** start Dataset excerpt **

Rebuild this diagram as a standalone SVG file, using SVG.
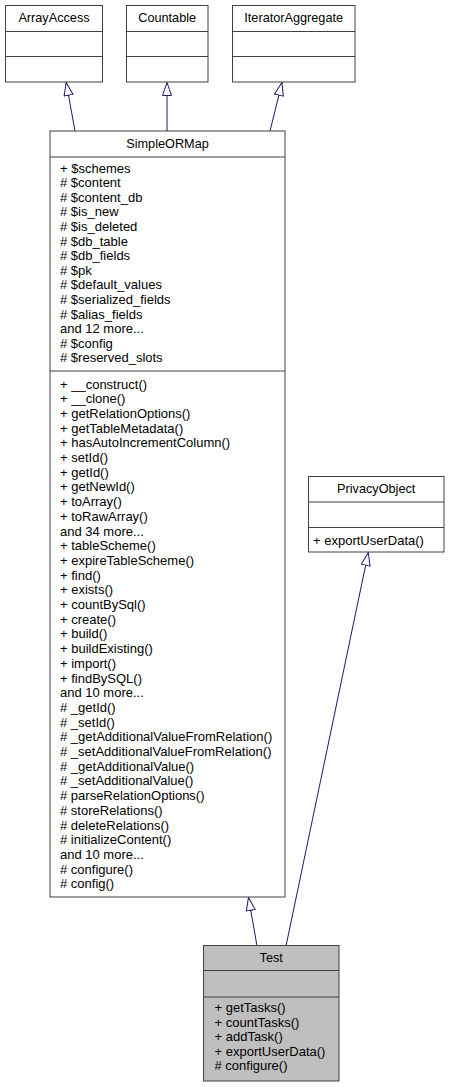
<svg xmlns="http://www.w3.org/2000/svg" width="449" height="1087" viewBox="0 0 449 1087">
<style>
.box{fill:#ffffff;stroke:#404040;stroke-width:1}
.sel{fill:#bfbfbf;stroke:#404040;stroke-width:1}
.div{stroke:#404040;stroke-width:1}
text{font-family:"Liberation Sans",Arial,Helvetica,sans-serif;font-size:13px;fill:#000000}
.t{text-anchor:middle;font-size:12.7px}
.edge{fill:none;stroke:#191970;stroke-width:1}
</style>
<defs>
<marker id="inh" markerUnits="userSpaceOnUse" markerWidth="16" markerHeight="12" refX="13.5" refY="5" orient="auto">
<path d="M0.5,0.5 L13.5,5 L0.5,9.5 Z" fill="#ffffff" stroke="#191970" stroke-width="1"/>
</marker>
</defs>
<rect width="449" height="1087" fill="#ffffff"/>
<g id="connectors">
<path class="edge" d="M75,131 L66.2,82.5" marker-end="url(#inh)"/>
<path class="edge" d="M167,131 L167,82.5" marker-end="url(#inh)"/>
<path class="edge" d="M270,131 L282,82.5" marker-end="url(#inh)"/>
<path class="edge" d="M257,946 L248.5,897.5" marker-end="url(#inh)"/>
<path class="edge" d="M286,946 L368.3,552.5" marker-end="url(#inh)"/>
</g>
<g id="ArrayAccess">
<rect class="box" x="5.5" y="5.5" width="97" height="76.5"/>
<line class="div" x1="5.5" y1="31.5" x2="102.5" y2="31.5"/>
<line class="div" x1="5.5" y1="56.5" x2="102.5" y2="56.5"/>
<text class="t" x="54" y="22">ArrayAccess</text>
</g>
<g id="Countable">
<rect class="box" x="126.5" y="5.5" width="81.5" height="76.5"/>
<line class="div" x1="126.5" y1="31.5" x2="208" y2="31.5"/>
<line class="div" x1="126.5" y1="56.5" x2="208" y2="56.5"/>
<text class="t" x="167.2" y="22">Countable</text>
</g>
<g id="IteratorAggregate">
<rect class="box" x="232.5" y="5.5" width="122.5" height="76.5"/>
<line class="div" x1="232.5" y1="31.5" x2="355" y2="31.5"/>
<line class="div" x1="232.5" y1="56.5" x2="355" y2="56.5"/>
<text class="t" x="293.7" y="22">IteratorAggregate</text>
</g>
<g id="SimpleORMap">
<rect class="box" x="50" y="131" width="235" height="766"/>
<line class="div" x1="50" y1="157" x2="285" y2="157"/>
<line class="div" x1="50" y1="371" x2="285" y2="371"/>
<text class="t" x="167.5" y="147.5">SimpleORMap</text>
<text x="60" y="172.5">+ $schemes</text>
<text x="60" y="187.1"># $content</text>
<text x="60" y="201.7"># $content_db</text>
<text x="60" y="216.3"># $is_new</text>
<text x="60" y="230.9"># $is_deleted</text>
<text x="60" y="245.5"># $db_table</text>
<text x="60" y="260.1"># $db_fields</text>
<text x="60" y="274.7"># $pk</text>
<text x="60" y="289.3"># $default_values</text>
<text x="60" y="303.9"># $serialized_fields</text>
<text x="60" y="318.5"># $alias_fields</text>
<text x="60" y="333.1">and 12 more...</text>
<text x="60" y="347.7"># $config</text>
<text x="60" y="362.3"># $reserved_slots</text>
<text x="60" y="388.5">+ __construct()</text>
<text x="60" y="403.2">+ __clone()</text>
<text x="60" y="417.9">+ getRelationOptions()</text>
<text x="60" y="432.6">+ getTableMetadata()</text>
<text x="60" y="447.3">+ hasAutoIncrementColumn()</text>
<text x="60" y="462">+ setId()</text>
<text x="60" y="476.7">+ getId()</text>
<text x="60" y="491.4">+ getNewId()</text>
<text x="60" y="506.1">+ toArray()</text>
<text x="60" y="520.8">+ toRawArray()</text>
<text x="60" y="535.5">and 34 more...</text>
<text x="60" y="550.2">+ tableScheme()</text>
<text x="60" y="564.9">+ expireTableScheme()</text>
<text x="60" y="579.6">+ find()</text>
<text x="60" y="594.3">+ exists()</text>
<text x="60" y="609">+ countBySql()</text>
<text x="60" y="623.7">+ create()</text>
<text x="60" y="638.4">+ build()</text>
<text x="60" y="653.1">+ buildExisting()</text>
<text x="60" y="667.8">+ import()</text>
<text x="60" y="682.5">+ findBySQL()</text>
<text x="60" y="697.2">and 10 more...</text>
<text x="60" y="711.9"># _getId()</text>
<text x="60" y="726.6"># _setId()</text>
<text x="60" y="741.3"># _getAdditionalValueFromRelation()</text>
<text x="60" y="756"># _setAdditionalValueFromRelation()</text>
<text x="60" y="770.7"># _getAdditionalValue()</text>
<text x="60" y="785.4"># _setAdditionalValue()</text>
<text x="60" y="800.1"># parseRelationOptions()</text>
<text x="60" y="814.8"># storeRelations()</text>
<text x="60" y="829.5"># deleteRelations()</text>
<text x="60" y="844.2"># initializeContent()</text>
<text x="60" y="858.9">and 10 more...</text>
<text x="60" y="873.6"># configure()</text>
<text x="60" y="888.3"># config()</text>
</g>
<g id="PrivacyObject">
<rect class="box" x="308.5" y="476.5" width="135.5" height="75.5"/>
<line class="div" x1="308.5" y1="502" x2="444" y2="502"/>
<line class="div" x1="308.5" y1="527.5" x2="444" y2="527.5"/>
<text class="t" x="376.2" y="493">PrivacyObject</text>
<text x="313" y="544.5">+ exportUserData()</text>
</g>
<g id="Test">
<rect class="sel" x="203.5" y="945.5" width="135.5" height="135.5"/>
<line class="div" x1="203.5" y1="970.5" x2="339" y2="970.5"/>
<line class="div" x1="203.5" y1="997" x2="339" y2="997"/>
<text class="t" x="271.2" y="962">Test</text>
<text x="214.5" y="1012">+ getTasks()</text>
<text x="214.5" y="1026.5">+ countTasks()</text>
<text x="214.5" y="1041">+ addTask()</text>
<text x="214.5" y="1055.5">+ exportUserData()</text>
<text x="214.5" y="1070"># configure()</text>
</g>
</svg>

** end Dataset excerpt **

Task
Reproduce every line above as written, skipping pictures.

Full solution
Rebuild this diagram as a standalone SVG file, using SVG.
<svg xmlns="http://www.w3.org/2000/svg" width="449" height="1087" viewBox="0 0 449 1087">
<style>
.box{fill:#ffffff;stroke:#404040;stroke-width:1}
.sel{fill:#bfbfbf;stroke:#404040;stroke-width:1}
.div{stroke:#404040;stroke-width:1}
text{font-family:"Liberation Sans",Arial,Helvetica,sans-serif;font-size:13px;fill:#000000}
.t{text-anchor:middle;font-size:12.7px}
.edge{fill:none;stroke:#191970;stroke-width:1}
</style>
<defs>
<marker id="inh" markerUnits="userSpaceOnUse" markerWidth="16" markerHeight="12" refX="13.5" refY="5" orient="auto">
<path d="M0.5,0.5 L13.5,5 L0.5,9.5 Z" fill="#ffffff" stroke="#191970" stroke-width="1"/>
</marker>
</defs>
<rect width="449" height="1087" fill="#ffffff"/>
<g id="connectors">
<path class="edge" d="M75,131 L66.2,82.5" marker-end="url(#inh)"/>
<path class="edge" d="M167,131 L167,82.5" marker-end="url(#inh)"/>
<path class="edge" d="M270,131 L282,82.5" marker-end="url(#inh)"/>
<path class="edge" d="M257,946 L248.5,897.5" marker-end="url(#inh)"/>
<path class="edge" d="M286,946 L368.3,552.5" marker-end="url(#inh)"/>
</g>
<g id="ArrayAccess">
<rect class="box" x="5.5" y="5.5" width="97" height="76.5"/>
<line class="div" x1="5.5" y1="31.5" x2="102.5" y2="31.5"/>
<line class="div" x1="5.5" y1="56.5" x2="102.5" y2="56.5"/>
<text class="t" x="54" y="22">ArrayAccess</text>
</g>
<g id="Countable">
<rect class="box" x="126.5" y="5.5" width="81.5" height="76.5"/>
<line class="div" x1="126.5" y1="31.5" x2="208" y2="31.5"/>
<line class="div" x1="126.5" y1="56.5" x2="208" y2="56.5"/>
<text class="t" x="167.2" y="22">Countable</text>
</g>
<g id="IteratorAggregate">
<rect class="box" x="232.5" y="5.5" width="122.5" height="76.5"/>
<line class="div" x1="232.5" y1="31.5" x2="355" y2="31.5"/>
<line class="div" x1="232.5" y1="56.5" x2="355" y2="56.5"/>
<text class="t" x="293.7" y="22">IteratorAggregate</text>
</g>
<g id="SimpleORMap">
<rect class="box" x="50" y="131" width="235" height="766"/>
<line class="div" x1="50" y1="157" x2="285" y2="157"/>
<line class="div" x1="50" y1="371" x2="285" y2="371"/>
<text class="t" x="167.5" y="147.5">SimpleORMap</text>
<text x="60" y="172.5">+ $schemes</text>
<text x="60" y="187.1"># $content</text>
<text x="60" y="201.7"># $content_db</text>
<text x="60" y="216.3"># $is_new</text>
<text x="60" y="230.9"># $is_deleted</text>
<text x="60" y="245.5"># $db_table</text>
<text x="60" y="260.1"># $db_fields</text>
<text x="60" y="274.7"># $pk</text>
<text x="60" y="289.3"># $default_values</text>
<text x="60" y="303.9"># $serialized_fields</text>
<text x="60" y="318.5"># $alias_fields</text>
<text x="60" y="333.1">and 12 more...</text>
<text x="60" y="347.7"># $config</text>
<text x="60" y="362.3"># $reserved_slots</text>
<text x="60" y="388.5">+ __construct()</text>
<text x="60" y="403.2">+ __clone()</text>
<text x="60" y="417.9">+ getRelationOptions()</text>
<text x="60" y="432.6">+ getTableMetadata()</text>
<text x="60" y="447.3">+ hasAutoIncrementColumn()</text>
<text x="60" y="462">+ setId()</text>
<text x="60" y="476.7">+ getId()</text>
<text x="60" y="491.4">+ getNewId()</text>
<text x="60" y="506.1">+ toArray()</text>
<text x="60" y="520.8">+ toRawArray()</text>
<text x="60" y="535.5">and 34 more...</text>
<text x="60" y="550.2">+ tableScheme()</text>
<text x="60" y="564.9">+ expireTableScheme()</text>
<text x="60" y="579.6">+ find()</text>
<text x="60" y="594.3">+ exists()</text>
<text x="60" y="609">+ countBySql()</text>
<text x="60" y="623.7">+ create()</text>
<text x="60" y="638.4">+ build()</text>
<text x="60" y="653.1">+ buildExisting()</text>
<text x="60" y="667.8">+ import()</text>
<text x="60" y="682.5">+ findBySQL()</text>
<text x="60" y="697.2">and 10 more...</text>
<text x="60" y="711.9"># _getId()</text>
<text x="60" y="726.6"># _setId()</text>
<text x="60" y="741.3"># _getAdditionalValueFromRelation()</text>
<text x="60" y="756"># _setAdditionalValueFromRelation()</text>
<text x="60" y="770.7"># _getAdditionalValue()</text>
<text x="60" y="785.4"># _setAdditionalValue()</text>
<text x="60" y="800.1"># parseRelationOptions()</text>
<text x="60" y="814.8"># storeRelations()</text>
<text x="60" y="829.5"># deleteRelations()</text>
<text x="60" y="844.2"># initializeContent()</text>
<text x="60" y="858.9">and 10 more...</text>
<text x="60" y="873.6"># configure()</text>
<text x="60" y="888.3"># config()</text>
</g>
<g id="PrivacyObject">
<rect class="box" x="308.5" y="476.5" width="135.5" height="75.5"/>
<line class="div" x1="308.5" y1="502" x2="444" y2="502"/>
<line class="div" x1="308.5" y1="527.5" x2="444" y2="527.5"/>
<text class="t" x="376.2" y="493">PrivacyObject</text>
<text x="313" y="544.5">+ exportUserData()</text>
</g>
<g id="Test">
<rect class="sel" x="203.5" y="945.5" width="135.5" height="135.5"/>
<line class="div" x1="203.5" y1="970.5" x2="339" y2="970.5"/>
<line class="div" x1="203.5" y1="997" x2="339" y2="997"/>
<text class="t" x="271.2" y="962">Test</text>
<text x="214.5" y="1012">+ getTasks()</text>
<text x="214.5" y="1026.5">+ countTasks()</text>
<text x="214.5" y="1041">+ addTask()</text>
<text x="214.5" y="1055.5">+ exportUserData()</text>
<text x="214.5" y="1070"># configure()</text>
</g>
</svg>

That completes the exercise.